▸ **Work instructions**: Can you pull out each line of the data below that includes the word "full"?

▸ **Records with drawing code**:
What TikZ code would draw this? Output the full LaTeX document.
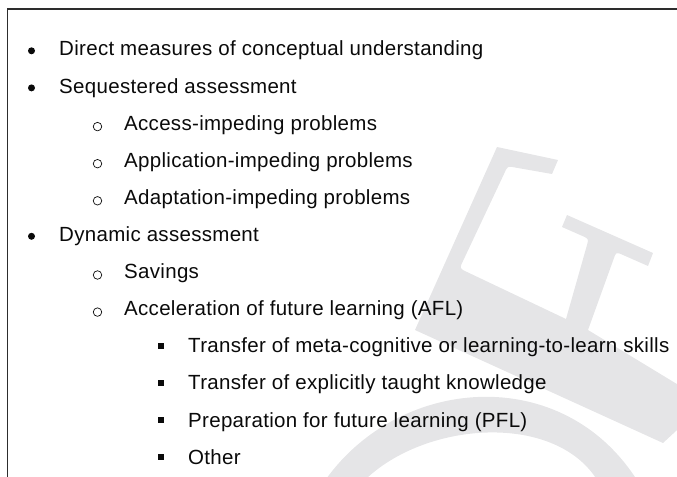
\documentclass[tikz,border=0pt]{standalone}
\usepackage{fontspec}
\setmainfont{Liberation Sans}[LetterSpace=1.5]
\definecolor{wmgray}{RGB}{229,229,231}
\definecolor{txtcol}{RGB}{10,10,10}
\definecolor{framecol}{RGB}{45,45,45}
\begin{document}
\begin{tikzpicture}[x=1bp, y=-1bp,
  item/.style={anchor=base west, inner sep=0pt, text=txtcol, font=\fontsize{20.5bp}{24bp}\selectfont},
  bulletdot/.style={circle, fill=txtcol, inner sep=0pt, minimum size=7bp},
  bulletring/.style={circle, draw=txtcol, line width=0.7bp, inner sep=0pt, minimum size=8.5bp},
  bulletsq/.style={rectangle, fill=txtcol, inner sep=0pt, minimum size=6.5bp}]
  \useasboundingbox (0,0) rectangle (677,477);
  % Watermark
  \begin{scope}
    \clip (0,0) rectangle (677,477);
    \fill[wmgray] (497,147) -- (558,160) -- (552,174) -- (515,167.5) .. controls (507.5,166) .. (504,174)
      -- (463,261) .. controls (459.4,268.4) .. (467,272) -- (566,319) -- (587,245)
      .. controls (588.7,238.8) .. (582,235.8) -- (562,227) -- (567,215) -- (653,253) -- (648,266)
      -- (623,255) .. controls (616.1,252) .. (613.8,258.5) -- (588,330) -- (690,392) -- (690,418)
      -- (663,443) -- (415,330) -- cycle;
    \fill[wmgray] (322,485) .. controls (395,375) and (565,360) .. (640,485)
      -- (600,485) .. controls (560,410) and (420,420) .. (360,485) -- cycle;
  \end{scope}
  % Frame
  \draw[framecol, line width=1.5bp] (7.5,477) -- (7.5,9) -- (677,9);
  % Nodes
  \node (DIRECT) [item] at (59,56.0) {Direct measures of conceptual understanding};
  \node (SEQ) [item] at (59,93.1) {Sequestered assessment};
  \node (ACCESS) [item] at (124,130.2) {Access-impeding problems};
  \node (APPLY) [item] at (124,167.3) {Application-impeding problems};
  \node (ADAPT) [item] at (124,204.4) {Adaptation-impeding problems};
  \node (DYN) [item] at (59,241.5) {Dynamic assessment};
  \node (SAVE) [item] at (124,278.6) {Savings};
  \node (AFL) [item] at (124,315.7) {Acceleration of future learning (AFL)};
  \node (META) [item] at (188,352.8) {Transfer of meta-cognitive or learning-to-learn skills};
  \node (TAUGHT) [item] at (188,389.9) {Transfer of explicitly taught knowledge};
  \node (PFL) [item] at (188,427.0) {Preparation for future learning (PFL)};
  \node (OTHER) [item] at (188,464.1) {Other};
  % Bullets
  \node (b-DIRECT) [bulletdot] at (31.5,50.8) {};
  \node (b-SEQ) [bulletdot] at (31.5,87.9) {};
  \node (b-DYN) [bulletdot] at (31.5,236.3) {};
  \node (b-ACCESS) [bulletring] at (97.5,126.6) {};
  \node (b-APPLY) [bulletring] at (97.5,163.7) {};
  \node (b-ADAPT) [bulletring] at (97.5,200.8) {};
  \node (b-SAVE) [bulletring] at (97.5,275.0) {};
  \node (b-AFL) [bulletring] at (97.5,312.1) {};
  \node (b-META) [bulletsq] at (161,345.8) {};
  \node (b-TAUGHT) [bulletsq] at (161,382.9) {};
  \node (b-PFL) [bulletsq] at (161,420.0) {};
  \node (b-OTHER) [bulletsq] at (161,457.1) {};
\end{tikzpicture}
\end{document}
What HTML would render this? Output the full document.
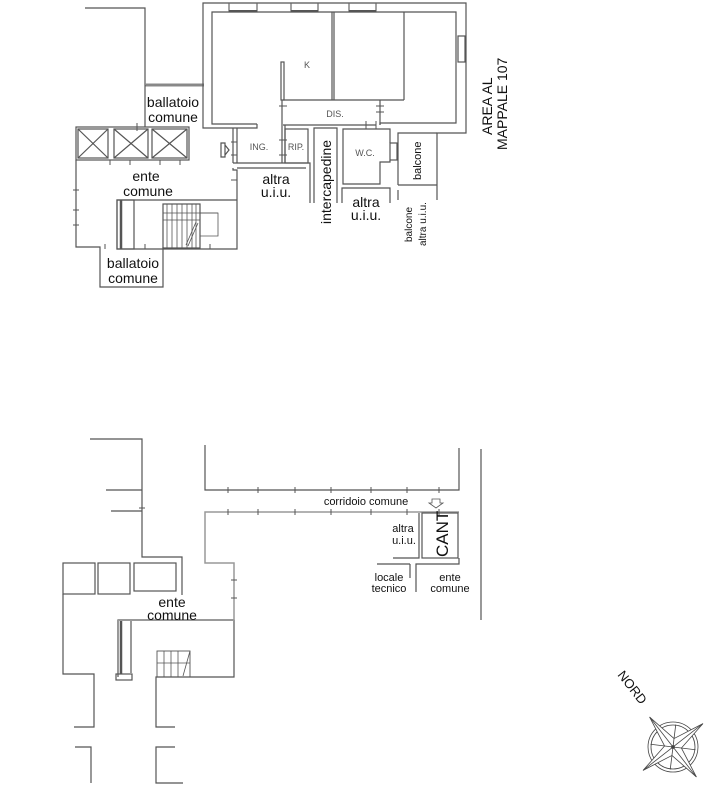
<!DOCTYPE html>
<html><head><meta charset="utf-8"><style>
html,body{margin:0;padding:0;background:#fff;width:713px;height:787px;overflow:hidden}
svg{display:block}
text{font-family:"Liberation Sans",sans-serif;fill:#111}
</style></head><body>
<svg width="713" height="787" viewBox="0 0 713 787" xmlns="http://www.w3.org/2000/svg">
<g fill="none" stroke="#555" stroke-width="1.2">
<polyline points="85,8 145,8 145,85"/>
<line x1="145" y1="85" x2="204" y2="85" stroke="#888" stroke-width="3"/>
<line x1="145" y1="85" x2="145" y2="127"/>
<polyline points="203,127 203,3 466,3 466,133 437,133 437,200"/>
<polyline points="203,127 203,128 257,128 257,124"/>
<polyline points="257,124 212,124 212,12 456,12 456,123 380,123 380,125"/>
<rect x="229" y="3" width="28" height="9" stroke="#666"/>
<rect x="291" y="3" width="27" height="9" stroke="#666"/>
<rect x="349" y="3" width="27" height="9" stroke="#666"/>
<line x1="229" y1="11" x2="257" y2="11" stroke-width="2"/>
<line x1="291" y1="11" x2="318" y2="11" stroke-width="2"/>
<line x1="349" y1="11" x2="376" y2="11" stroke-width="2"/>
<rect x="458" y="36" width="7" height="26"/>
<line x1="332" y1="12" x2="332" y2="100"/><line x1="334" y1="12" x2="334" y2="100"/>
<line x1="404" y1="12" x2="404" y2="100"/>
<line x1="283" y1="100" x2="404" y2="100"/>
<rect x="281" y="62" width="3" height="38"/>
<line x1="283" y1="125" x2="376" y2="125"/>
<line x1="380" y1="100" x2="380" y2="125"/>
<polyline points="233,163 233,128"/>
<line x1="237" y1="128" x2="237" y2="163"/>
<line x1="282" y1="100" x2="282" y2="163"/>
<line x1="285" y1="125" x2="285" y2="163"/>
<polyline points="233,163 310,163 310,203"/>
<line x1="237" y1="168" x2="306" y2="168"/>
<rect x="285" y="129" width="23" height="34"/>
<polyline points="314,203 314,128 337,128 337,203"/>
<polyline points="390,143 390,129 343,129 343,184 380,184 380,162 390,162 390,160"/>
<rect x="390" y="143" width="7" height="17"/>
<polyline points="398,185 398,133 437,133"/>
<line x1="398" y1="185" x2="437" y2="185"/>
<line x1="398" y1="190" x2="398" y2="200"/>
<polyline points="342,203 342,188 390,188 390,203"/>
<rect x="76" y="127" width="113" height="33"/>
<rect x="78" y="129" width="30" height="29"/><line x1="78" y1="129" x2="108" y2="158"/><line x1="108" y1="129" x2="78" y2="158"/>
<rect x="114" y="129" width="34" height="29"/><line x1="114" y1="129" x2="148" y2="158"/><line x1="148" y1="129" x2="114" y2="158"/>
<rect x="152" y="129" width="35" height="29"/><line x1="152" y1="129" x2="187" y2="158"/><line x1="187" y1="129" x2="152" y2="158"/>
<polyline points="76,160 76,247 100,247 100,287 163,287 163,247"/>
<polyline points="233,168 233,170 237,170 237,249 117,249 117,200 237,200"/>
<rect x="117" y="200" width="17" height="49"/>
<line x1="121" y1="200" x2="121" y2="249" stroke-width="2.5"/>
<rect x="163" y="204" width="37" height="44"/>
<g stroke-width="0.8">
<line x1="163" y1="213" x2="218" y2="213"/><line x1="163" y1="220" x2="200" y2="220"/>
<line x1="167" y1="204" x2="167" y2="248"/><line x1="172" y1="204" x2="172" y2="248"/><line x1="177" y1="204" x2="177" y2="248"/><line x1="182" y1="204" x2="182" y2="248"/><line x1="187" y1="204" x2="187" y2="248"/><line x1="192" y1="204" x2="192" y2="248"/><line x1="196" y1="204" x2="196" y2="248"/>
<polyline points="200,213 218,213 218,236 200,236"/>
<line x1="186" y1="245" x2="196" y2="222"/><line x1="188" y1="246" x2="198" y2="223"/>
</g>
<path d="M221,143 h4 v14 h-4 z M225,145 l4,5 l-4,5"/>

<polyline points="90,439 142,439 142,557 182,557 182,595"/>
<line x1="106" y1="490" x2="142" y2="490"/>
<line x1="111" y1="511" x2="142" y2="511"/>
<rect x="63" y="563" width="32" height="31"/>
<rect x="98" y="563" width="32" height="31"/>
<rect x="134" y="563" width="42" height="28"/>
<polyline points="63,594 63,674 94,674 94,727 74,727"/>
<polyline points="75,747 91,747 91,783"/>
<polyline points="175,727 156,727 156,677 234,677 234,620 118,620 118,677"/>
<polyline points="175,747 156,747 156,783 183,783"/>
<rect x="116" y="674" width="16" height="6"/>
<line x1="121" y1="620" x2="121" y2="674" stroke-width="2.5"/>
<line x1="131" y1="620" x2="131" y2="674" stroke="#999" stroke-width="2"/>
<line x1="118" y1="620" x2="234" y2="620" stroke="#999" stroke-width="2"/>
<polyline points="205,445 205,490 459,490 459,448"/>
<polyline points="459,512 205,512 205,563 234,563 234,620" stroke="#999" stroke-width="1.5"/>
<rect x="157" y="651" width="33" height="26" stroke-width="0.9"/>
<g stroke-width="0.8"><line x1="164" y1="651" x2="164" y2="677"/><line x1="171" y1="651" x2="171" y2="677"/><line x1="178" y1="651" x2="178" y2="677"/><line x1="157" y1="663" x2="190" y2="663"/><line x1="190" y1="651" x2="183" y2="676"/></g>
<rect x="422" y="513" width="36" height="45"/>
<polyline points="419,513 419,558 393,558"/>
<line x1="410" y1="564" x2="410" y2="578"/><line x1="377" y1="564" x2="410" y2="564"/>
<polyline points="416,592 416,564 459,564 459,558"/>
<line x1="481" y1="449" x2="481" y2="620"/>
<path d="M432,499 h8 v4 h3 l-7,5 l-7,-5 h3 z" stroke-width="0.8"/>
</g>
<g stroke="#555" stroke-width="1">
<path d="M228,487v6M258,487v6M295,487v6M331,487v6M371,487v6M407,487v6M439,487v6"/>
<path d="M228,509v6M258,509v6M295,509v6M331,509v6M371,509v6M407,509v6M439,509v6"/>
<path d="M139,508h6M231,580h6M231,598h6"/>
<path d="M73,190h6M73,210h6M73,225h6M231,180h6M231,142h6M231,155h6M279,140h8M279,155h8M110,165v-5M130,165v-5M160,165v-5M180,165v-5M105,249v-5M145,249v-5M210,249v-5M137,123v8M279,106h8M376,106h8M376,112h8M366,121v8M376,121v8"/>
</g>
<g font-size="14" text-anchor="middle">
<text x="173" y="107">ballatoio</text><text x="173" y="122">comune</text>
<text x="146" y="181">ente</text><text x="148" y="196">comune</text>
<text x="133" y="268">ballatoio</text><text x="133" y="283">comune</text>
<text x="276" y="184">altra</text><text x="276" y="197">u.i.u.</text>
<text x="366" y="207">altra</text><text x="366" y="220">u.i.u.</text>
<text x="172" y="607">ente</text><text x="172" y="620">comune</text>
</g>
<text x="331" y="224" font-size="14" transform="rotate(-90 331 224)">intercapedine</text>
<text x="421" y="180" font-size="11" transform="rotate(-90 421 180)">balcone</text>
<text x="412" y="242" font-size="10" transform="rotate(-90 412 242)">balcone</text>
<text x="426" y="246" font-size="10" transform="rotate(-90 426 246)">altra u.i.u.</text>
<text x="492" y="135" font-size="14" transform="rotate(-90 492 135)">AREA AL</text>
<text x="507" y="150" font-size="14" transform="rotate(-90 507 150)">MAPPALE 107</text>
<g font-size="9" text-anchor="middle">
<text x="307" y="68" style="fill:#555">K</text>
<text x="335" y="117" style="fill:#555">DIS.</text>
<text x="259" y="150" style="fill:#555">ING.</text>
<text x="296" y="150" style="fill:#555">RIP.</text>
<text x="365" y="156" style="fill:#555">W.C.</text>
</g>
<g font-size="11" text-anchor="middle">
<text x="366" y="505">corridoio comune</text>
<text x="403" y="532">altra</text><text x="404" y="544">u.i.u.</text>
<text x="389" y="581">locale</text><text x="389" y="592">tecnico</text>
<text x="450" y="581">ente</text><text x="450" y="592">comune</text>
</g>
<text x="448" y="557" font-size="17" transform="rotate(-90 448 557)">CANT</text>
<text x="617" y="675" font-size="13" transform="rotate(52 617 675)">NORD</text>
<g transform="translate(673,747)" fill="none" stroke="#444" stroke-width="0.8">
<circle r="25"/><circle r="22"/>
<g transform="rotate(-38)">
<polygon points="0,-38 6,-6 38,0 6,6 0,38 -6,6 -38,0 -6,-6" fill="#fff"/>
<line x1="0" y1="-38" x2="0" y2="38"/><line x1="-38" y1="0" x2="38" y2="0"/>
<line x1="-16" y1="-16" x2="16" y2="16"/><line x1="-16" y1="16" x2="16" y2="-16"/>
</g>
<circle r="1.5" fill="#444"/>
</g>
</svg>
</body></html>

▸ **Task result**:
What TikZ code would draw this? Output the full LaTeX document.
What HTML would render this? Output the full document.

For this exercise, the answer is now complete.